|11st June 1952: Albrecht Wilhelm Tronnier
claimed patent on a 6-element wide angle lens with 75° angle
of view and faster than f/5.0 (DE1042264/ US2730015).
Tronnier then was a freelancer with Voigtlaender
Braunschweig and cited from his own invention of the
ANGULON, also a symmetrical 6-element-lens, made 22 years
before when he was Technical Director at Joseph Schneider
Kreuznach. The new lens was claimed to be faster, better
corrected for aberrations (especially at the picture edges)
and has a larger image circle or angle of view.

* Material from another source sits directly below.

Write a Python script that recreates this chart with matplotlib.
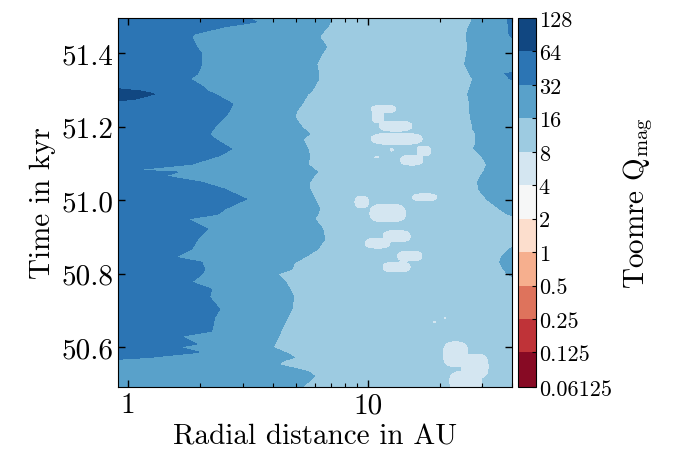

Tronnier,
working in Goettingen, 70 miles from Braunschweig, master of
logarithm boards and mechanical abacus machines in the
pre-computer era, also invented the Xenon, Ultron and Nokton
Based on this patent - therefore probably not much later (hardly earlier) - VOIGTLAENDER launched its first and only Large Format (LF) wideangle lens, the ULTRAGON in 1:5.5/ 115mm (calulated for 5x7 inch image area). For smaller image circles, i.e. 120 roll film (6x6 or 6x9 cm) this wasn't offered, although the compact Schneider Angulon 1:6.8/65mm was still in the market, which results were just avarage if not stopped down 3-4 f/-stops. Moreover, there was the brand-new Biogon offered by Zeiss (calculated by L. Bertele), with even wider image area (90°), though substantially larger, more heavy and not usable with most low weight or travel cameras.